Abundant data and the need for speed are two characteristics of our time. Given that, do modern managers usually make quick, high-quality decisions? Not according to a study by Kepner-Tregoe, a management consultancy based in Princeton, N.J.
“Despite the existence of more and better information than ever before, time pressure prevents decision makers from gathering all that they need and from sharing it,” according to Peter Tobia, author of Decision Making in the Digital Age: Challenges and Responses, which Kepner-Tregoe released in December 2000.
Surprisingly, a majority of the survey’s respondents contradicted the conventional wisdom about information overload, saying that more and better data is actually a good thing.

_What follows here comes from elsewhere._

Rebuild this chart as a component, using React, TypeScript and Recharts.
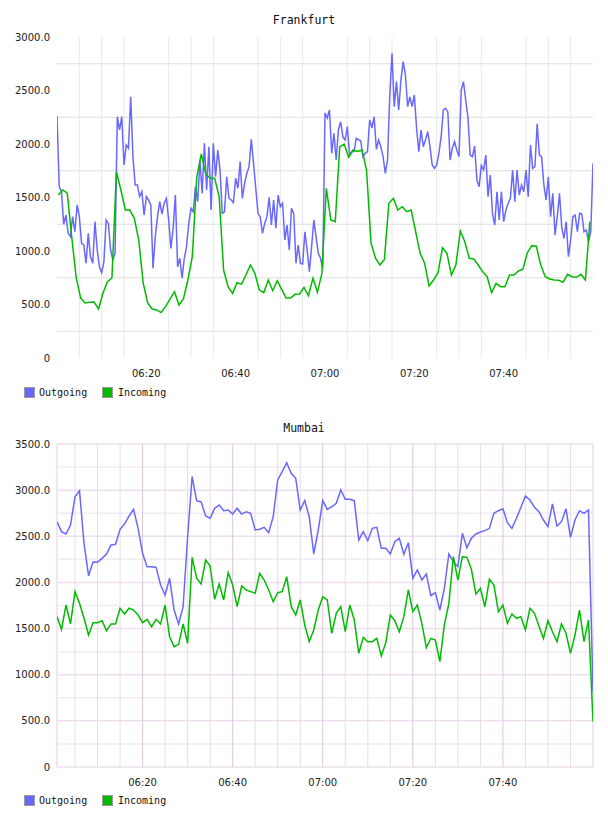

Rather, it’s the age-old problems of organizational politics, lack of agreement on objectives and changing priorities that keep decision making in the Dark Ages.
“The survey shows that there is a cultural lag between sophisticated technology and the ability of the manager to take advantage of it,” says Tobia, Kepner-Tregoe’s director of business issues research. To make full use of IT’s data gathering and sorting capability, Tobia recommends that companies institute a shared, systematic approach to decision making.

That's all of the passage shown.